Everything from the opening line of the records below through the line with "(bus4) at (0,483);" must be duplicated exactly, pictures left out.
※ ※ ※
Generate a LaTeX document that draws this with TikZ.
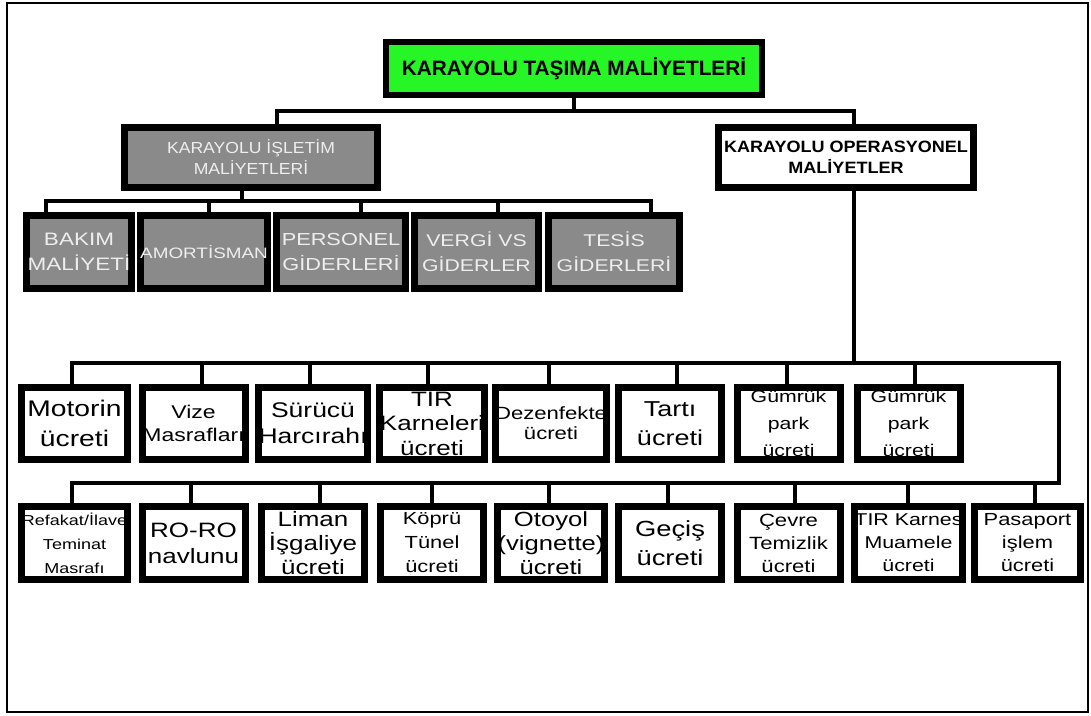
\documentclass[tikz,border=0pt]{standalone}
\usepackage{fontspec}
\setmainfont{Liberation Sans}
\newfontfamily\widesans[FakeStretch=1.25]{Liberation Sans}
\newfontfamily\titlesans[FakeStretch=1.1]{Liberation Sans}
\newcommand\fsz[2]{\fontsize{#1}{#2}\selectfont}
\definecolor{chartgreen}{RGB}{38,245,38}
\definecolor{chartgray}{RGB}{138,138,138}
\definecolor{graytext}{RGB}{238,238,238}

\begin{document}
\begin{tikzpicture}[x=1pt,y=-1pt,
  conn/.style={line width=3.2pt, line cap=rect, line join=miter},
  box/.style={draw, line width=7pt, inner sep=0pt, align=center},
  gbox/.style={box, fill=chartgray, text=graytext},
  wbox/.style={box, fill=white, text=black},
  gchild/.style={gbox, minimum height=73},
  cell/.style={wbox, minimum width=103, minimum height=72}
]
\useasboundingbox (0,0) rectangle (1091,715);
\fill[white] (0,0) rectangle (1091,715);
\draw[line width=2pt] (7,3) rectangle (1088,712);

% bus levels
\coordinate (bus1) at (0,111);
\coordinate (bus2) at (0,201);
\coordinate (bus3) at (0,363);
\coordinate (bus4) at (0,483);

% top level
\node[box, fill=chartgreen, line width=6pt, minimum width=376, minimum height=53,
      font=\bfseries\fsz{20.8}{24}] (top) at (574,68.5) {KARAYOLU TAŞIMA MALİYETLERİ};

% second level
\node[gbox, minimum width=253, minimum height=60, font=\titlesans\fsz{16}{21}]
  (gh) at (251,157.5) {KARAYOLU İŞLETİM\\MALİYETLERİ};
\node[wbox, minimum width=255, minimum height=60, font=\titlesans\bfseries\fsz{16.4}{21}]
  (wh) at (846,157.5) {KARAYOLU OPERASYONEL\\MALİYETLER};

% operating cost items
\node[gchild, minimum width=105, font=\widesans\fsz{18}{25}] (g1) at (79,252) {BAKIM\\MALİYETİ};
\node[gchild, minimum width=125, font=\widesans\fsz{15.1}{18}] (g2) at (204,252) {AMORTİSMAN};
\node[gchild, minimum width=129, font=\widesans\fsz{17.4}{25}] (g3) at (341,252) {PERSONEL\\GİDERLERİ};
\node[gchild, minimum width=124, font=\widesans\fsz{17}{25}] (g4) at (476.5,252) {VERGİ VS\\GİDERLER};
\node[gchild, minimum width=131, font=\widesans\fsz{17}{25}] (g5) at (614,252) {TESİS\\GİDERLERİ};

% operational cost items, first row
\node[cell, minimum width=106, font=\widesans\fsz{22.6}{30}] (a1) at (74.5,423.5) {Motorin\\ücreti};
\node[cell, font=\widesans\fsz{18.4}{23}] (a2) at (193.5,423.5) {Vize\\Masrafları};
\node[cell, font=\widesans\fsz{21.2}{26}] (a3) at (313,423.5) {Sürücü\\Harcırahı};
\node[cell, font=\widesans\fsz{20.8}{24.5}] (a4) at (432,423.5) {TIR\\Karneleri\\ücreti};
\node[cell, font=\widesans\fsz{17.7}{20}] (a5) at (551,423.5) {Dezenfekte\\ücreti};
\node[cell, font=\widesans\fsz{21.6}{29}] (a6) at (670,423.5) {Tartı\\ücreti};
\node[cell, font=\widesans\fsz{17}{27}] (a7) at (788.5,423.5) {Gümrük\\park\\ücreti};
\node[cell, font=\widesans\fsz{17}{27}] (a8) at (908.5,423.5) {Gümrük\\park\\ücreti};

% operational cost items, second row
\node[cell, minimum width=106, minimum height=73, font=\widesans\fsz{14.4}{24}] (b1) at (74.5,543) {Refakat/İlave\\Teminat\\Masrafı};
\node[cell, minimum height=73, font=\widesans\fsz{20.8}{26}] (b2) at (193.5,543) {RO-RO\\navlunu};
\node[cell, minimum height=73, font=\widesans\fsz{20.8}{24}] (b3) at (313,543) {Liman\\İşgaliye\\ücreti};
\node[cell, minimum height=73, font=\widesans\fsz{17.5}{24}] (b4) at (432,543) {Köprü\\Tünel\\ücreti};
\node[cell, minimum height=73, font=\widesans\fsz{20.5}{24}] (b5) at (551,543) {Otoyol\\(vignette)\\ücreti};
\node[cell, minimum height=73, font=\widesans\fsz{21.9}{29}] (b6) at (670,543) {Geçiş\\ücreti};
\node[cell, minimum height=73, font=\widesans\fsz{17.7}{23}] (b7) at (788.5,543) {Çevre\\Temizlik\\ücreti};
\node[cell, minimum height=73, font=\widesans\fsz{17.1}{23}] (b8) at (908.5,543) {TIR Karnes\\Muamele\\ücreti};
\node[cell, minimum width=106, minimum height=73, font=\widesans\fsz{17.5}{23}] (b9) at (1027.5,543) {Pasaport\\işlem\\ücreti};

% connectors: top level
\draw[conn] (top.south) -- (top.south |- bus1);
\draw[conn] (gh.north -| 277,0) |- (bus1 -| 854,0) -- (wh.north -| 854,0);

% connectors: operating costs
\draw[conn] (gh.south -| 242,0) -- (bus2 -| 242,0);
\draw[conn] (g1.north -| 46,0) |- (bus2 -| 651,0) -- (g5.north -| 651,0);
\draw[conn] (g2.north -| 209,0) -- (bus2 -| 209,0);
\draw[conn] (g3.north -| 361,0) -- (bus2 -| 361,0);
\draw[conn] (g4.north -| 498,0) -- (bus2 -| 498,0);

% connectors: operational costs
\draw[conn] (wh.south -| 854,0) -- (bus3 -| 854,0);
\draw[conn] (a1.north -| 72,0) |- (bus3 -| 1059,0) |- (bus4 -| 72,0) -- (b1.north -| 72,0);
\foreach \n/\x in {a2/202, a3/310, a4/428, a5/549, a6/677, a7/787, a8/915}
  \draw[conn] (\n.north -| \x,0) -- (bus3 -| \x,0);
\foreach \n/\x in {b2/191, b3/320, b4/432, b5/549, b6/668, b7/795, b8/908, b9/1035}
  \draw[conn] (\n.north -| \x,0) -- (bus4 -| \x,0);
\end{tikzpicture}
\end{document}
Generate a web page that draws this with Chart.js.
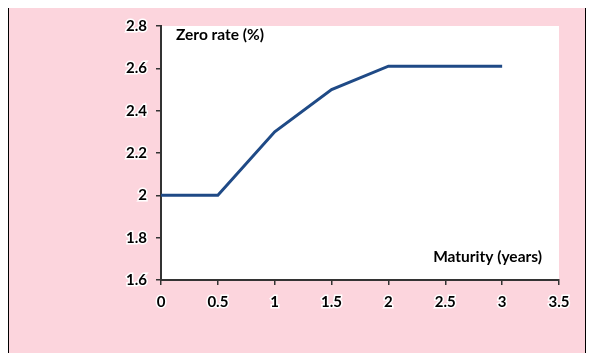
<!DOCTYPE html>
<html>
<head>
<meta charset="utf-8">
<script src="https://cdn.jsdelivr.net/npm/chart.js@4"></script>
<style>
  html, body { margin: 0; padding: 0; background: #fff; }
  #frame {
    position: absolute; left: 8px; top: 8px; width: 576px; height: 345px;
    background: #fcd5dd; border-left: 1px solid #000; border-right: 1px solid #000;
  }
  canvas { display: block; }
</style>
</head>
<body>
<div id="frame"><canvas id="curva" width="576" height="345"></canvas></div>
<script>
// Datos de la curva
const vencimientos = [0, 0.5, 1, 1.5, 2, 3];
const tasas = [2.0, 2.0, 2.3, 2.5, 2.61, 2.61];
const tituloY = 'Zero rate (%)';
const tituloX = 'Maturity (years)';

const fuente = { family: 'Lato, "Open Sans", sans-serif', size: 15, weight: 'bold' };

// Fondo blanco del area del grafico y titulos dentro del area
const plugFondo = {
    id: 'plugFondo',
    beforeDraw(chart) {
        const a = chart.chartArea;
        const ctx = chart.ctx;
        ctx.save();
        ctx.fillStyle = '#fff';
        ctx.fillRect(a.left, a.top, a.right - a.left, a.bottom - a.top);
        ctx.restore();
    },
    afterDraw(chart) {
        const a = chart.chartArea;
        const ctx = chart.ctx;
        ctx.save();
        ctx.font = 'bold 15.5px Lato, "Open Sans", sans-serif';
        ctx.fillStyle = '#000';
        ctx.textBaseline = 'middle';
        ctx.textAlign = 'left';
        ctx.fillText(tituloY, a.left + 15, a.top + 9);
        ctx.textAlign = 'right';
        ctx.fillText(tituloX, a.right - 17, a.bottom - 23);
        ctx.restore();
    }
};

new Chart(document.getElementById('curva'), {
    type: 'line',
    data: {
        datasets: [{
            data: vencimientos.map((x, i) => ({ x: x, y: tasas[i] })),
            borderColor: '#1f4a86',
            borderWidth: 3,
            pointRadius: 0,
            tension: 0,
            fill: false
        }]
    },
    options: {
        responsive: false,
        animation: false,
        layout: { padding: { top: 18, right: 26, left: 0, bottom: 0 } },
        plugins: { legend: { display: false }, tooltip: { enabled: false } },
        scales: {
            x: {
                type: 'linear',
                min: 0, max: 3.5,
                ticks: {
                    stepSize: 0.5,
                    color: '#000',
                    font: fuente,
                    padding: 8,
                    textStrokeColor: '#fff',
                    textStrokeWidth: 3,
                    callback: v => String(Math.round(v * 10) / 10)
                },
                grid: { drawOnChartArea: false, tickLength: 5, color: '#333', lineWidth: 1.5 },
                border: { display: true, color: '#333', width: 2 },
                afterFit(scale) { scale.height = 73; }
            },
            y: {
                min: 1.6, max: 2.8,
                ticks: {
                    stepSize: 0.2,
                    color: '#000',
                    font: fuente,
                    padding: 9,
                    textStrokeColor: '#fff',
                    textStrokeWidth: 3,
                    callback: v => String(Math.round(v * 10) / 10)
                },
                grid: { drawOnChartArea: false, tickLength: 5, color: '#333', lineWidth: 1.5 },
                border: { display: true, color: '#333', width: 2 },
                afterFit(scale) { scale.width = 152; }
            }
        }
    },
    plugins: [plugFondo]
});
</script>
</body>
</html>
※ ※ ※
Answer to this exercise:
Generate a LaTeX document that draws this with TikZ.
\documentclass[tikz,border=0pt]{standalone}
\usepackage{fontspec}
\setmainfont{Liberation Sans}
\newfontfamily\widesans[FakeStretch=1.25]{Liberation Sans}
\newfontfamily\titlesans[FakeStretch=1.1]{Liberation Sans}
\newcommand\fsz[2]{\fontsize{#1}{#2}\selectfont}
\definecolor{chartgreen}{RGB}{38,245,38}
\definecolor{chartgray}{RGB}{138,138,138}
\definecolor{graytext}{RGB}{238,238,238}

\begin{document}
\begin{tikzpicture}[x=1pt,y=-1pt,
  conn/.style={line width=3.2pt, line cap=rect, line join=miter},
  box/.style={draw, line width=7pt, inner sep=0pt, align=center},
  gbox/.style={box, fill=chartgray, text=graytext},
  wbox/.style={box, fill=white, text=black},
  gchild/.style={gbox, minimum height=73},
  cell/.style={wbox, minimum width=103, minimum height=72}
]
\useasboundingbox (0,0) rectangle (1091,715);
\fill[white] (0,0) rectangle (1091,715);
\draw[line width=2pt] (7,3) rectangle (1088,712);

% bus levels
\coordinate (bus1) at (0,111);
\coordinate (bus2) at (0,201);
\coordinate (bus3) at (0,363);
\coordinate (bus4) at (0,483);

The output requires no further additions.